**** SUPPLIED RECORDS

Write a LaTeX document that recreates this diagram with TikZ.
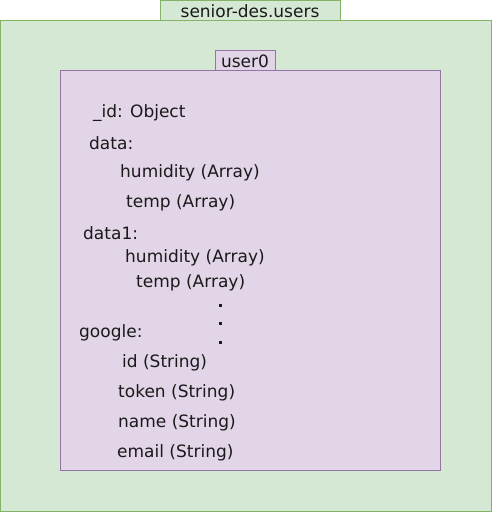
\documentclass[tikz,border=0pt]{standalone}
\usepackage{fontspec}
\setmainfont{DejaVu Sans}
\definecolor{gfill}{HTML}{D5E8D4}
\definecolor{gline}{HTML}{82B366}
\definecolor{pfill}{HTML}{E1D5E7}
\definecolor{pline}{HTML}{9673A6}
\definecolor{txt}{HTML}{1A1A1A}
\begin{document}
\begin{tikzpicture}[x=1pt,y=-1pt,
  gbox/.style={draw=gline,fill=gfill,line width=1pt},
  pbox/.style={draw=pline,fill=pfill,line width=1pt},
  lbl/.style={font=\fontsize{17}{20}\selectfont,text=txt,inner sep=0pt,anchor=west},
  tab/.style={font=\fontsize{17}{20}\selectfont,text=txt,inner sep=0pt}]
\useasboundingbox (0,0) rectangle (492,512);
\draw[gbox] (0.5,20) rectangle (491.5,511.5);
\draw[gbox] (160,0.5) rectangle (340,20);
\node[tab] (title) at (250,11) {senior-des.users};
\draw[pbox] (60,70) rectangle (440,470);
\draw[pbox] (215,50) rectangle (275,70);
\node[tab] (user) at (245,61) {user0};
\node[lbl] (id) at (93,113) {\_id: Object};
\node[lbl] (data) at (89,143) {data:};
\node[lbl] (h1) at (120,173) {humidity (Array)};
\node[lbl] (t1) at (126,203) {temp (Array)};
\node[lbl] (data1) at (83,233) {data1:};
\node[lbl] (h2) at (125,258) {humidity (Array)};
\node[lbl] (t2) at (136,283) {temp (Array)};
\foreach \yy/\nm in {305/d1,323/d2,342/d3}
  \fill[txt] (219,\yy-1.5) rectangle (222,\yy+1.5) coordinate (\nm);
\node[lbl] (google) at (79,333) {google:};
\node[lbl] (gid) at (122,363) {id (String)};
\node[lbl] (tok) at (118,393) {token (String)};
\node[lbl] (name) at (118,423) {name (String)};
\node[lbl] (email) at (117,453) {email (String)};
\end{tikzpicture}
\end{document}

********
**** SUPPLIED RECORDS

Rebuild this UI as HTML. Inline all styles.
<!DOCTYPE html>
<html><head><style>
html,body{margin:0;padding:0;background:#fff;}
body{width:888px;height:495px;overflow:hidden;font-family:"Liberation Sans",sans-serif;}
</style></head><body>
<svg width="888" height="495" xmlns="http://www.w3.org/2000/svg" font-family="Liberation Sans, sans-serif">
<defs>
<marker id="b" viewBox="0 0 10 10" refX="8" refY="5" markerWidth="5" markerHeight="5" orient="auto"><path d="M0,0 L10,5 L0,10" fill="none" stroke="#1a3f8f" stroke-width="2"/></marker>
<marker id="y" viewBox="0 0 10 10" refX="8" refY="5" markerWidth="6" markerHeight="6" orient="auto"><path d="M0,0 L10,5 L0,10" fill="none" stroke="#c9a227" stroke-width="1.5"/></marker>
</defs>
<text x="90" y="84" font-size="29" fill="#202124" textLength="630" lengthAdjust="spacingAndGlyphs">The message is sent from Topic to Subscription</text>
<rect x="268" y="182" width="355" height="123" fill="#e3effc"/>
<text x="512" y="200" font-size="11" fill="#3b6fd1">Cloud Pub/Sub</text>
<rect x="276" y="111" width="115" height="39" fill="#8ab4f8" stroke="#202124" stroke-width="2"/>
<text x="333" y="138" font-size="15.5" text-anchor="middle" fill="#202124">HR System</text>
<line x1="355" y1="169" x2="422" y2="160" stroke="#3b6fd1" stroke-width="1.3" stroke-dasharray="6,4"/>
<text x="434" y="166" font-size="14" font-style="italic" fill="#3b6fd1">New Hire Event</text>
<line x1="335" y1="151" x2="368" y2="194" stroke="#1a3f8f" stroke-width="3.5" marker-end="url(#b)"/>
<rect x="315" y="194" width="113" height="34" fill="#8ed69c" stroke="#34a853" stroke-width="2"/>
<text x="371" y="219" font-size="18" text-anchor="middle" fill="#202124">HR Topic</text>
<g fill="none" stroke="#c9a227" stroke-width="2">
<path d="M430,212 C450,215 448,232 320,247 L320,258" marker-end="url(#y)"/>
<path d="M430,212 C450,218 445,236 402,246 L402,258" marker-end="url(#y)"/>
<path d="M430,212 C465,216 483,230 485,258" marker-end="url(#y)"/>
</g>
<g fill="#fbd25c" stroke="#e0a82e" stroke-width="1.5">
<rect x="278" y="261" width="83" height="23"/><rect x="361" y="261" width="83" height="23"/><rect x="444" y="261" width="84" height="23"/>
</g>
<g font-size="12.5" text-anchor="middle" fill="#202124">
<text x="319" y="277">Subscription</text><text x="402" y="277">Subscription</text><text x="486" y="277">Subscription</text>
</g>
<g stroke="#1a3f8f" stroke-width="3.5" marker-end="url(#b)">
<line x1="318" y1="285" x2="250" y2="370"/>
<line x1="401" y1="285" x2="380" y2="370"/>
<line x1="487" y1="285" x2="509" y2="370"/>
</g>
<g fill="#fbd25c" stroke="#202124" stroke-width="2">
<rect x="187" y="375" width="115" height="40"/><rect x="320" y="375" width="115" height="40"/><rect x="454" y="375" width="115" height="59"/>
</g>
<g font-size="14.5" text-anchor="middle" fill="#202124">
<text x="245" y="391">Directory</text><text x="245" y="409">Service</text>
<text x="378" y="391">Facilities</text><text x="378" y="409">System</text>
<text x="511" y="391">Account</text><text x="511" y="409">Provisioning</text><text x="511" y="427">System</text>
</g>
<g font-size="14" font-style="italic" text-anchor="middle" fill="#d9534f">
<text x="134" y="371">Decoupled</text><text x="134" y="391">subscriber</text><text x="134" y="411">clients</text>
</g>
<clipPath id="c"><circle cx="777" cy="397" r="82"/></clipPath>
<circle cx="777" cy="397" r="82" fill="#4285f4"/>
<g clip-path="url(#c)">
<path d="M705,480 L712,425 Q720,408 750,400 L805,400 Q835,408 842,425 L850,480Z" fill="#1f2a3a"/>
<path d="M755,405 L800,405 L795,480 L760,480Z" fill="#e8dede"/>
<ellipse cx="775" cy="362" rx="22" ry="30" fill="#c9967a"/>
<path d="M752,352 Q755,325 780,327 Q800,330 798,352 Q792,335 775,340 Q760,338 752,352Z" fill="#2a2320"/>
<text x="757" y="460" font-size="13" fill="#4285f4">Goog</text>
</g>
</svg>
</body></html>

********

From the data, collect all lines where the string "this" appears.

Write a LaTeX document that recreates this diagram with TikZ.
Rebuild this UI as HTML. Inline all styles.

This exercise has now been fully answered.